• WHAT YOU NEED TO DO: Extract the lines of the material below, beginning with the first and ending with the line that holds "const continuedResponse = [2,3,4,5,6,7,8,10,11,14,15,16,17];". Skip every picture.

----- COLLECTED MATERIAL -----

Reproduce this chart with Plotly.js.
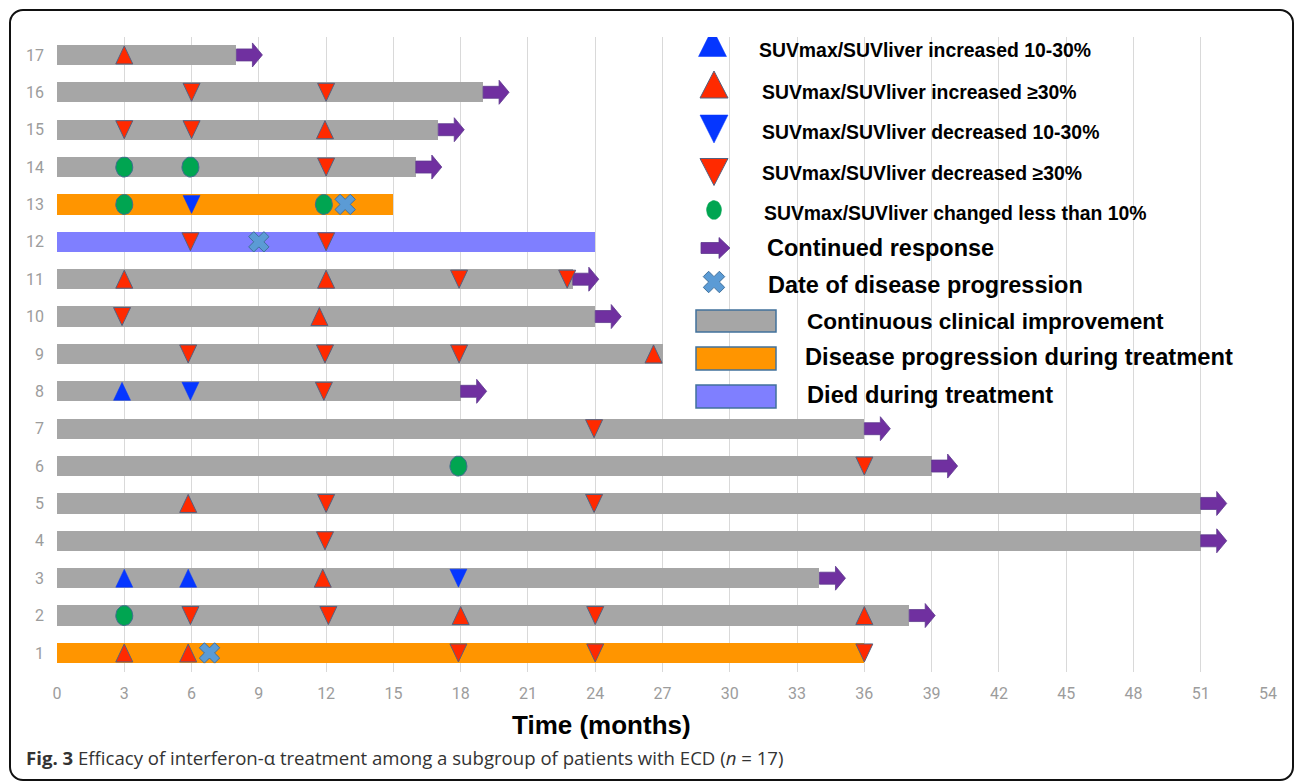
<!DOCTYPE html>
<html>
<head>
<meta charset="utf-8">
<script src="https://cdn.plot.ly/plotly-3.0.1.min.js"></script>
<style>
  html, body { margin: 0; padding: 0; background: #ffffff; }
  #wrap { position: relative; width: 1295px; height: 782px; overflow: hidden; }
  #chart { position: absolute; left: 0; top: 0; width: 1295px; height: 782px; }
  #frame { position: absolute; left: 9px; top: 9px; width: 1285px; height: 772px; box-sizing: border-box;
           border: 2px solid #111; border-radius: 14px; pointer-events: none; }
</style>
</head>
<body>
<div id="wrap"><div id="chart"></div><div id="frame"></div></div>
<script>
// ---------------- DATA ----------------
const patients = [1,2,3,4,5,6,7,8,9,10,11,12,13,14,15,16,17];
const treatmentMonths = [36,38,34,51,51,39,36,18,27,24,23,24,15,16,17,19,8];
const outcome = ['progression','improvement','improvement','improvement','improvement','improvement','improvement',
                 'improvement','improvement','improvement','improvement','died','progression','improvement',
                 'improvement','improvement','improvement'];
const continuedResponse = [2,3,4,5,6,7,8,10,11,14,15,16,17];

// SUVmax/SUVliver increased 10-30%
const incr10Patient = [3,3,8];
const incr10Month   = [3.0,5.85,2.9];
// SUVmax/SUVliver increased >=30%
const incr30Patient = [1,1,2,2,3,5,9,10,11,11,15,17];
const incr30Month   = [3.0,5.85,18.0,36.0,11.85,5.85,26.6,11.7,3.0,12.0,11.95,3.0];
// SUVmax/SUVliver decreased 10-30%
const decr10Patient = [3,8,13];
const decr10Month   = [17.9,5.95,6.0];
// SUVmax/SUVliver decreased >=30%
const decr30Patient = [1,1,1,2,2,2,4,5,5,6,7,8,9,9,9,10,11,11,12,12,14,15,15,16,16];
const decr30Month   = [17.9,24.0,36.0,5.95,12.1,24.0,11.95,12.0,23.95,36.0,23.95,11.9,5.85,11.95,17.93,2.9,17.93,22.75,5.95,12.0,12.0,3.0,6.0,6.0,12.0];
// SUVmax/SUVliver changed less than 10%
const stablePatient = [2,6,13,13,14,14];
const stableMonth   = [3.0,17.9,3.0,11.9,3.0,5.95];
// Date of disease progression
const progPatient = [1,12,13];
const progMonth   = [6.8,9.0,12.85];

const legendLabels = [
  'SUVmax/SUVliver increased 10-30%',
  'SUVmax/SUVliver increased \u226530%',
  'SUVmax/SUVliver decreased 10-30%',
  'SUVmax/SUVliver decreased \u226530%',
  'SUVmax/SUVliver changed less than 10%',
  'Continued response',
  'Date of disease progression',
  'Continuous clinical improvement',
  'Disease progression during treatment',
  'Died during treatment'
];
const xTickVals = [0,3,6,9,12,15,18,21,24,27,30,33,36,39,42,45,48,51,54];

// ---------------- STYLE ----------------
const C = {
  improvement: '#A6A6A6', progression: '#FF9500', died: '#7F7FFF',
  red: '#FF2A00', blue: '#0536FF', green: '#00A551', xfill: '#5B9BD5', xline: '#41719C',
  outline: '#55607E', arrow: '#7030A0', grid: '#D9D9D9', tick: '#9C9C9C'
};
const XR = [0, 54], YR = [0.49, 17.48];
const M = {l: 57, r: 27, t: 37, b: 110};
const W = 1295, H = 782;
const plotW = W - M.l - M.r, plotH = H - M.t - M.b;
const PX = p => p * (XR[1] - XR[0]) / plotW;   // pixels -> months
const PY = p => p * (YR[1] - YR[0]) / plotH;   // pixels -> rows

function polys(xs, ys, shapeFn) {
  const X = [], Y = [];
  xs.forEach((x, i) => {
    const pts = shapeFn(x, ys[i]);
    pts.forEach(p => { X.push(p[0]); Y.push(p[1]); });
    X.push(pts[0][0]); Y.push(pts[0][1]);
    X.push(null); Y.push(null);
  });
  return {x: X, y: Y};
}
// data-space shapes (y grows upward)
const triUp = (hw, hh) => (x, y) => [[x - PX(hw), y - PY(hh)], [x + PX(hw), y - PY(hh)], [x, y + PY(hh)]];
const triDown = (hw, hh) => (x, y) => [[x - PX(hw), y + PY(hh)], [x + PX(hw), y + PY(hh)], [x, y - PY(hh)]];
const ellipse = (rw, rh) => (x, y) => {
  const pts = [];
  for (let k = 0; k < 28; k++) { const t = 2 * Math.PI * k / 28; pts.push([x + PX(rw) * Math.cos(t), y + PY(rh) * Math.sin(t)]); }
  return pts;
};
const arrowShape = (body, len, bh, hh) => (x, y) => [
  [x, y - PY(bh)], [x + PX(body), y - PY(bh)], [x + PX(body), y - PY(hh)], [x + PX(len), y],
  [x + PX(body), y + PY(hh)], [x + PX(body), y + PY(bh)], [x, y + PY(bh)]
];

function polyTrace(p, fill, line, lw, xa, ya) {
  return {type: 'scatter', mode: 'lines', x: p.x, y: p.y, fill: 'toself', fillcolor: fill,
          line: {color: line, width: lw}, hoverinfo: 'skip', showlegend: false,
          xaxis: xa || 'x', yaxis: ya || 'y'};
}

const traces = [];
// bars
traces.push({
  type: 'bar', orientation: 'h', y: patients, x: treatmentMonths, width: 0.54,
  marker: {color: outcome.map(o => C[o]), line: {width: 0}}, hoverinfo: 'x+y', showlegend: false
});
// continued-response arrows at end of bars
const arrX = continuedResponse.map(p => treatmentMonths[patients.indexOf(p)]);
traces.push(polyTrace(polys(arrX, continuedResponse, arrowShape(16, 26, 6, 12)), C.arrow, '#5E3A8E', 0.8));
// markers
traces.push(polyTrace(polys(incr10Month, incr10Patient, triUp(8.5, 9)), C.blue, C.blue, 0.5));
traces.push(polyTrace(polys(incr30Month, incr30Patient, triUp(8.5, 9)), C.red, C.outline, 1));
traces.push(polyTrace(polys(decr10Month, decr10Patient, triDown(8.5, 9)), C.blue, C.blue, 0.5));
traces.push(polyTrace(polys(decr30Month, decr30Patient, triDown(8.5, 9)), C.red, C.outline, 1));
traces.push(polyTrace(polys(stableMonth, stablePatient, ellipse(8.5, 10)), C.green, '#3D6F8C', 1));
traces.push({type: 'scatter', mode: 'markers', x: progMonth, y: progPatient,
  marker: {symbol: 'x', size: 18, color: C.xfill, line: {color: C.xline, width: 1}},
  hoverinfo: 'x+y', showlegend: false});

// ---------------- LEGEND (pixel-space overlay axes) ----------------
// y2 is reversed: y grows downward in pixels
const pTriUp = (w, h) => (x, y) => [[x - w / 2, y + h / 2], [x + w / 2, y + h / 2], [x, y - h / 2]];
const pTriDown = (w, h) => (x, y) => [[x - w / 2, y - h / 2], [x + w / 2, y - h / 2], [x, y + h / 2]];
const pEll = (rw, rh) => (x, y) => { const a = []; for (let k = 0; k < 28; k++) { const t = 2 * Math.PI * k / 28; a.push([x + rw * Math.cos(t), y + rh * Math.sin(t)]); } return a; };
const pArrow = (x, y) => [[x, y - 5.5], [x + 18, y - 5.5], [x + 18, y - 10.5], [x + 29, y], [x + 18, y + 10.5], [x + 18, y + 5.5], [x, y + 5.5]];

traces.push(polyTrace(polys([712.5], [42.5], pTriUp(28, 28)), C.blue, C.blue, 0.5, 'x2', 'y2'));
traces.push(polyTrace(polys([714], [84.5], pTriUp(28, 27)), C.red, C.outline, 1, 'x2', 'y2'));
traces.push(polyTrace(polys([714], [129], pTriDown(28, 28)), C.blue, C.blue, 0.5, 'x2', 'y2'));
traces.push(polyTrace(polys([714], [172], pTriDown(28, 27)), C.red, C.outline, 1, 'x2', 'y2'));
traces.push(polyTrace(polys([714], [210], pEll(7.5, 9.5)), C.green, C.green, 0.5, 'x2', 'y2'));
traces.push(polyTrace(polys([701], [248], pArrow), C.arrow, '#5E3A8E', 0.8, 'x2', 'y2'));
traces.push({type: 'scatter', mode: 'markers', x: [714], y: [282], xaxis: 'x2', yaxis: 'y2',
  marker: {symbol: 'x', size: 19, color: C.xfill, line: {color: C.xline, width: 1}},
  hoverinfo: 'skip', showlegend: false});

const legendRects = [
  {y0: 310, y1: 332, color: C.improvement},
  {y0: 347, y1: 370, color: C.progression},
  {y0: 385, y1: 408, color: C.died}
];
const shapes = legendRects.map(r => ({
  type: 'rect', xref: 'x2', yref: 'y2', x0: 696, x1: 776, y0: r.y0, y1: r.y1,
  fillcolor: r.color, line: {color: '#41719C', width: 1.5}, layer: 'above'
}));

const legendTextPos = [
  [757, 50, 19.4], [760, 92, 19.4], [760, 132, 19.4], [760, 173, 19.4], [762, 213, 19.4],
  [765, 248, 23.5], [766, 285, 23.5], [805, 321.5, 22.6], [803, 356.5, 23.7], [805, 395, 23.7]
];
const annotations = legendLabels.map((t, i) => ({
  xref: 'x2', yref: 'y2', x: legendTextPos[i][0], y: legendTextPos[i][1], xanchor: 'left', yanchor: 'middle',
  text: '<b>' + t + '</b>', showarrow: false,
  font: {family: 'Liberation Sans, Arial, sans-serif', size: legendTextPos[i][2], color: '#000000'}
}));
const toPaperX = px => (px - M.l) / plotW;
const toPaperY = py => (H - M.b - py) / plotH;
annotations.push({
  xref: 'paper', yref: 'paper', x: toPaperX(601), y: toPaperY(725), xanchor: 'center', yanchor: 'middle',
  text: '<b>Time (months)</b>', showarrow: false,
  font: {family: 'Liberation Sans, Arial, sans-serif', size: 26, color: '#000000'}
});
annotations.push({
  xref: 'paper', yref: 'paper', x: toPaperX(24), y: toPaperY(757), xanchor: 'left', yanchor: 'middle',
  text: '<b>Fig. 3</b> Efficacy of interferon-\u03b1 treatment among a subgroup of patients with ECD (<i>n</i> = 17)',
  showarrow: false, font: {family: 'Open Sans, Noto Sans, sans-serif', size: 18.6, color: '#333333'}
});

const layout = {
  width: W, height: H, margin: M, paper_bgcolor: '#ffffff', plot_bgcolor: '#ffffff',
  showlegend: false, bargap: 0,
  xaxis: {range: XR, tickvals: xTickVals, ticktext: xTickVals.map(String), showgrid: true, gridcolor: C.grid, gridwidth: 1,
          zeroline: false, showline: false, ticks: '', ticklabelstandoff: 10,
          tickfont: {family: 'Roboto, sans-serif', size: 16, color: C.tick}, fixedrange: true},
  yaxis: {range: YR, tickvals: patients, ticktext: patients.map(String), showgrid: false, zeroline: false,
          showline: false, ticks: '', ticklabelstandoff: 12,
          tickfont: {family: 'Roboto, sans-serif', size: 16, color: C.tick}, fixedrange: true},
  xaxis2: {overlaying: 'x', anchor: 'y2', range: [M.l, W - M.r], visible: false, fixedrange: true},
  yaxis2: {overlaying: 'y', anchor: 'x2', range: [H - M.b, M.t], visible: false, fixedrange: true},
  shapes: shapes, annotations: annotations
};

Plotly.newPlot('chart', traces, layout, {displayModeBar: false, staticPlot: true});
</script>
</body>
</html>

-----

• WRITTEN ANSWER:
Reproduce this chart with Plotly.js.
<!DOCTYPE html>
<html>
<head>
<meta charset="utf-8">
<script src="https://cdn.plot.ly/plotly-3.0.1.min.js"></script>
<style>
  html, body { margin: 0; padding: 0; background: #ffffff; }
  #wrap { position: relative; width: 1295px; height: 782px; overflow: hidden; }
  #chart { position: absolute; left: 0; top: 0; width: 1295px; height: 782px; }
  #frame { position: absolute; left: 9px; top: 9px; width: 1285px; height: 772px; box-sizing: border-box;
           border: 2px solid #111; border-radius: 14px; pointer-events: none; }
</style>
</head>
<body>
<div id="wrap"><div id="chart"></div><div id="frame"></div></div>
<script>
// ---------------- DATA ----------------
const patients = [1,2,3,4,5,6,7,8,9,10,11,12,13,14,15,16,17];
const treatmentMonths = [36,38,34,51,51,39,36,18,27,24,23,24,15,16,17,19,8];
const outcome = ['progression','improvement','improvement','improvement','improvement','improvement','improvement',
                 'improvement','improvement','improvement','improvement','died','progression','improvement',
                 'improvement','improvement','improvement'];
const continuedResponse = [2,3,4,5,6,7,8,10,11,14,15,16,17];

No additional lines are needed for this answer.